Изначально юмор являет обратную сторону чистой («козлиной») трагедии, каковая подобна двуликому Янусу. Но всё-таки полнокровная чистая радость, телесно-космическая, светоносно-растительная радость солнечного бытия, доступная всему живому от кита и жирафа до последней протисты, — это что-то уже совсем третье, то есть — вне нашей культуры, вне наших умозрительных категорий и уровней.

Древний ужас, трагедия и юмор, смех поневоле вынуждены втискиваться в рамки истории и культуры, как ни крути. Этика=эстетике. Так поэтический акт-жест волей-неволей становится этическим актом-жестом.

Юмор — первичное культурное удвоение-абстрагирование, в отдельных своих элементах доступное даже высшим животным. Но свою — какую-никакую — культуру имеют и низшие животные: даже насекомые организованно добывают пищу, заботятся о потомстве, о жилище, воюют с врагами, то есть испытывают такие элементарные эмоции, как довольство, недовольство… Однако для проявлений юмора требуется более высокое развитие интеллекта: там, где появляется самостоятельная культура игры, там появляется и юмор…

Углубляясь и утончаясь, уточняясь и возвышаясь, поэзия и юмор избавляются от броских внешних эффектов и вдыхают в себя молчание духовидения: поэзия (как калокагатия) тогда становится чистой энергией, юмор (как катарсис) — чистым светом, а их единство — духовным просветлением.

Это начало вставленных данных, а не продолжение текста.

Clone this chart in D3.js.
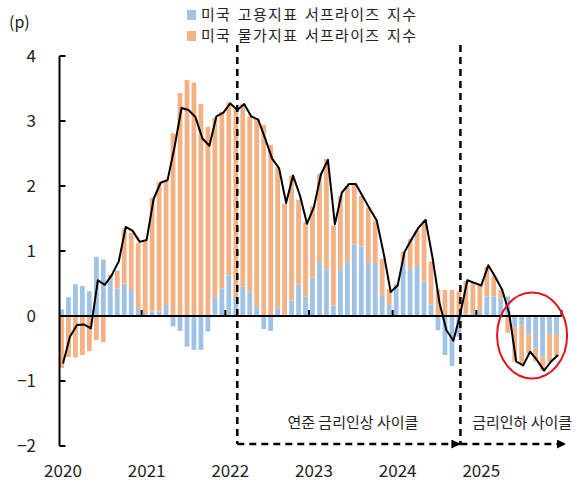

Необходимо отличать иллюзорные наслоения греховного самообмана от тонкой и глубинной, бдительной духовной чувствительности, сенситивности, основанной не на хаотично-суетливой и дремучей эмоциональности, а на совершенной интуиции, спонтанной внимательности к, казалось бы, бесполезным мелочам, сочетающей в себе особый и ненарочитый духовный настрой разума и сердца.